Foreign Relations Restrictions
H.R. 1757 also contains additional highly objectionable provisions that would restrict the President's ability to conduct foreign policy. For example, there are restrictions related to Jerusalem, which the Administration strongly opposes. The Administration's concerns are described further in the attachment. The Administration will seek to modify or delete these provisions as the legislative process continues. Finally, other objectionable amendments have been proposed that would severely restrict the President's authorities and make it harder for any Administration to react to unanticipated contingencies.
The Administration is continuing to review H.R. 1757 and may seek further changes to the bill as the legislative process continues.

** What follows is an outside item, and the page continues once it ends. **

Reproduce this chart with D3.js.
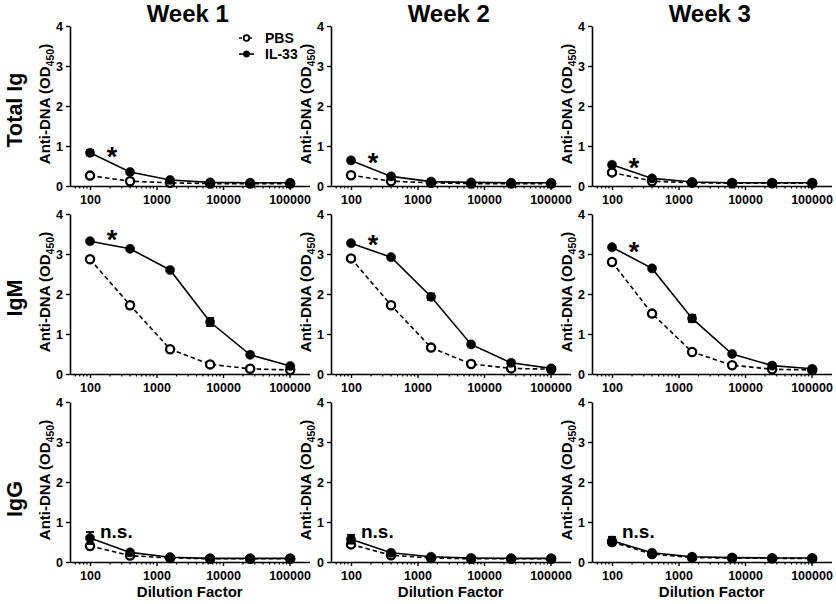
<!DOCTYPE html>
<html>
<head>
<meta charset="utf-8">
<script src="https://cdn.jsdelivr.net/npm/d3@7"></script>
<style>
  html, body { margin: 0; padding: 0; background: #fff; }
  svg { display: block; font-family: "Liberation Sans", Arial, sans-serif; font-weight: bold; }
</style>
</head>
<body>
<svg id="chart" width="836" height="604"></svg>
<script>
// ---------------- DATA ----------------
const dilutions = [100, 400, 1600, 6400, 25600, 102400];
const weeks = ["Week 1", "Week 2", "Week 3"];
const isotypes = ["Total Ig", "IgM", "IgG"];
const seriesNames = ["PBS", "IL-33"];
const xTickValues = [100, 1000, 10000, 100000];
const xTickLabels = ["100", "1000", "10000", "100000"];
const yTickValues = [0, 1, 2, 3, 4];

// values[week] for each isotype
const pbsTotalIg  = [[0.26, 0.12, 0.08, 0.06, 0.06, 0.06],
                     [0.27, 0.12, 0.08, 0.06, 0.06, 0.06],
                     [0.34, 0.12, 0.08, 0.07, 0.07, 0.07]];
const il33TotalIg = [[0.83, 0.35, 0.15, 0.09, 0.08, 0.08],
                     [0.64, 0.24, 0.11, 0.09, 0.08, 0.08],
                     [0.53, 0.19, 0.10, 0.08, 0.08, 0.08]];
const pbsIgM      = [[2.87, 1.72, 0.62, 0.24, 0.13, 0.10],
                     [2.89, 1.72, 0.66, 0.25, 0.14, 0.12],
                     [2.80, 1.51, 0.55, 0.22, 0.12, 0.10]];
const il33IgM     = [[3.32, 3.13, 2.60, 1.30, 0.48, 0.20],
                     [3.27, 2.92, 1.93, 0.74, 0.28, 0.14],
                     [3.17, 2.64, 1.39, 0.50, 0.21, 0.13]];
const pbsIgG      = [[0.40, 0.16, 0.10, 0.08, 0.08, 0.08],
                     [0.44, 0.17, 0.10, 0.08, 0.08, 0.08],
                     [0.50, 0.20, 0.11, 0.10, 0.09, 0.09]];
const il33IgG     = [[0.60, 0.24, 0.12, 0.09, 0.09, 0.09],
                     [0.57, 0.23, 0.13, 0.10, 0.09, 0.09],
                     [0.53, 0.23, 0.13, 0.11, 0.10, 0.10]];

// SEM
const pbsTotalIgErr  = [[0.02,0,0,0,0,0],[0.02,0,0,0,0,0],[0.03,0,0,0,0,0]];
const il33TotalIgErr = [[0.07,0.02,0,0,0,0],[0.02,0.02,0,0,0,0],[0.02,0.02,0,0,0,0]];
const pbsIgMErr      = [[0.03,0.08,0.03,0.02,0,0],[0.03,0.06,0.03,0.02,0,0],[0.03,0.04,0.03,0.02,0,0]];
const il33IgMErr     = [[0.02,0.02,0.02,0.10,0.02,0],[0.03,0.03,0.08,0.03,0.02,0],[0.02,0.02,0.09,0.02,0.02,0]];
const pbsIgGErr      = [[0.04,0.03,0,0,0,0],[0.04,0.03,0,0,0,0],[0.06,0.02,0,0,0,0]];
const il33IgGErr     = [[0.15,0.03,0,0,0,0],[0.11,0.03,0,0,0,0],[0.10,0.03,0,0,0,0]];

// significance annotations per isotype row, per week
const sigLabels = ["*", "*", "n.s."];
const starX = 215;               // dilution position of "*" centre
const starY = [[0.88, 0.72, 0.60], [3.50, 3.37, 3.20]];
const nsX = 141;                 // dilution position of "n.s." start
const nsY = [0.60, 0.60, 0.60];

// ---------------- LAYOUT ----------------
const W = 836, H = 604;
const colLeft = [70, 331, 592];
const rowTop = [26, 214, 402];
const plotH = 160;
const decadePx = 66.5;
const xDomain = [50, 200000];
const plotW = (Math.log10(xDomain[1]) - Math.log10(xDomain[0])) * decadePx;
const rowLabelCY = [110, 298, 499];

const svg = d3.select("#chart");
svg.append("rect").attr("width", W).attr("height", H).attr("fill", "#fff");

const table = [
  { pbs: pbsTotalIg, il33: il33TotalIg, pbsErr: pbsTotalIgErr, il33Err: il33TotalIgErr },
  { pbs: pbsIgM, il33: il33IgM, pbsErr: pbsIgMErr, il33Err: il33IgMErr },
  { pbs: pbsIgG, il33: il33IgG, pbsErr: pbsIgGErr, il33Err: il33IgGErr }
];

// minor ticks
const minorTicks = [];
for (let e = 1; e <= 5; e++) {
  for (let m = 2; m <= 9; m++) {
    const v = m * Math.pow(10, e);
    if (v > xDomain[0] && v < xDomain[1]) minorTicks.push(v);
  }
}

weeks.forEach((wk, c) => {
  svg.append("text")
    .attr("x", colLeft[c] + plotW / 2 - 2)
    .attr("y", 22)
    .attr("text-anchor", "middle")
    .attr("font-size", 24)
    .text(wk);
});

isotypes.forEach((iso, r) => {
  // row label
  svg.append("text")
    .attr("transform", `translate(22,${rowLabelCY[r]}) rotate(-90)`)
    .attr("text-anchor", "middle")
    .attr("font-size", 21.5)
    .text(iso);

  weeks.forEach((wk, c) => {
    const x = d3.scaleLog().domain(xDomain).range([0, plotW]);
    const y = d3.scaleLinear().domain([0, 4]).range([plotH, 0]);
    const g = svg.append("g").attr("transform", `translate(${colLeft[c]},${rowTop[r]})`);

    // y axis title
    const yt = g.append("text")
      .attr("transform", `translate(-20,${plotH / 2 - 2}) rotate(-90)`)
      .attr("text-anchor", "middle")
      .attr("font-size", 15);
    yt.append("tspan").text("Anti-DNA (OD");
    yt.append("tspan").attr("font-size", 10.5).attr("dy", 4).text("450");
    yt.append("tspan").attr("dy", -4).text(")");

    // axes
    const yAxis = g.append("g")
      .call(d3.axisLeft(y).tickValues(yTickValues).tickFormat(d3.format("d")).tickSize(4).tickSizeOuter(0).tickPadding(3));
    const xAxis = g.append("g").attr("transform", `translate(0,${plotH})`)
      .call(d3.axisBottom(x).tickValues(xTickValues).tickFormat((d, i) => xTickLabels[i]).tickSize(4).tickSizeOuter(0).tickPadding(5));
    [yAxis, xAxis].forEach(a => {
      a.attr("font-size", null).attr("font-family", null);
      a.select(".domain").attr("stroke", "#000").attr("stroke-width", 1.6);
      a.selectAll(".tick line").attr("stroke", "#000").attr("stroke-width", 1.4);
      a.selectAll(".tick text").style("font-size", "12.5px").style("font-weight", "bold").attr("fill", "#000");
    });
    xAxis.selectAll(".minor").data(minorTicks).enter().append("line")
      .attr("class", "minor")
      .attr("x1", d => x(d)).attr("x2", d => x(d))
      .attr("y1", 0).attr("y2", 2.5)
      .attr("stroke", "#000").attr("stroke-width", 1.2);

    if (r === 2) {
      g.append("text")
        .attr("x", plotW / 2)
        .attr("y", plotH + 35)
        .attr("text-anchor", "middle")
        .attr("font-size", 15)
        .text("Dilution Factor");
    }

    const d = table[r];
    const series = [
      { name: "PBS", vals: d.pbs[c], err: d.pbsErr[c], dash: "4.5,3", fill: "#fff" },
      { name: "IL-33", vals: d.il33[c], err: d.il33Err[c], dash: null, fill: "#000" }
    ];
    const line = d3.line().x(p => x(p.x)).y(p => y(p.y));
    series.forEach(s => {
      const pts = dilutions.map((dl, i) => ({ x: dl, y: s.vals[i], e: s.err[i] }));
      g.append("path").datum(pts)
        .attr("d", line)
        .attr("fill", "none")
        .attr("stroke", "#000")
        .attr("stroke-width", 1.6)
        .attr("stroke-dasharray", s.dash);
      const eg = g.append("g");
      pts.filter(p => p.e > 0.03).forEach(p => {
        eg.append("line").attr("x1", x(p.x)).attr("x2", x(p.x))
          .attr("y1", y(p.y - p.e)).attr("y2", y(p.y + p.e))
          .attr("stroke", "#000").attr("stroke-width", 1.6);
        [p.y - p.e, p.y + p.e].forEach(v => {
          eg.append("line").attr("x1", x(p.x) - 4).attr("x2", x(p.x) + 4)
            .attr("y1", y(v)).attr("y2", y(v))
            .attr("stroke", "#000").attr("stroke-width", 1.8);
        });
      });
      g.selectAll(null).data(pts).enter().append("circle")
        .attr("cx", p => x(p.x)).attr("cy", p => y(p.y))
        .attr("r", s.name === "PBS" ? 4.1 : 4.6)
        .attr("fill", s.fill)
        .attr("stroke", "#000")
        .attr("stroke-width", s.name === "PBS" ? 2.3 : 0.5);
    });

    // significance labels
    if (r < 2) {
      g.append("text")
        .attr("x", x(starX))
        .attr("y", y(starY[r][c]) + 15)
        .attr("text-anchor", "middle")
        .attr("font-size", 27)
        .text(sigLabels[r]);
    } else {
      g.append("text")
        .attr("x", x(nsX))
        .attr("y", y(nsY[c]))
        .attr("text-anchor", "start")
        .attr("font-size", 19)
        .text(sigLabels[r]);
    }

    // legend in first panel
    if (r === 0 && c === 0) {
      const lg = svg.append("g");
      const items = [
        { name: seriesNames[0], dash: "3,2", fill: "#fff", sw: 1.8, rr: 2.8 },
        { name: seriesNames[1], dash: null, fill: "#000", sw: 0.5, rr: 3.2 }
      ];
      items.forEach((it, i) => {
        const yy = 38 + i * 16;
        lg.append("line").attr("x1", 239).attr("x2", 254).attr("y1", yy).attr("y2", yy)
          .attr("stroke", "#000").attr("stroke-width", 1.6).attr("stroke-dasharray", it.dash);
        lg.append("circle").attr("cx", 246.5).attr("cy", yy).attr("r", it.rr)
          .attr("fill", it.fill).attr("stroke", "#000").attr("stroke-width", it.sw);
        lg.append("text").attr("x", 265).attr("y", yy + 5).attr("font-size", 14).text(it.name);
      });
    }
  });
});
</script>
</body>
</html>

H.R. 1758, "The European Security Act of 1997"
The Administration welcomes congressional support for enlargement of the NATO Alliance, as reflected in H.R. 1758. This "open door" approach to NATO enlargement will allow Alliance membership to remain open to other Central and Eastern European democracies after the first state or states are invited to join. Conversely, the Administration would oppose amendments requiring the President to differentiate among prospective members and rate publicly their relative preparedness to join the Alliance.
H.R. 1757 could increase direct spending; therefore, it is subject to the pay-as-you-go requirement of the Omnibus Budget Reconciliation Act (OBRA) of 1990. OMB's preliminary scoring estimate is that the PAYGO effect of this bill is zero. Final scoring of this legislation may deviate from this estimate.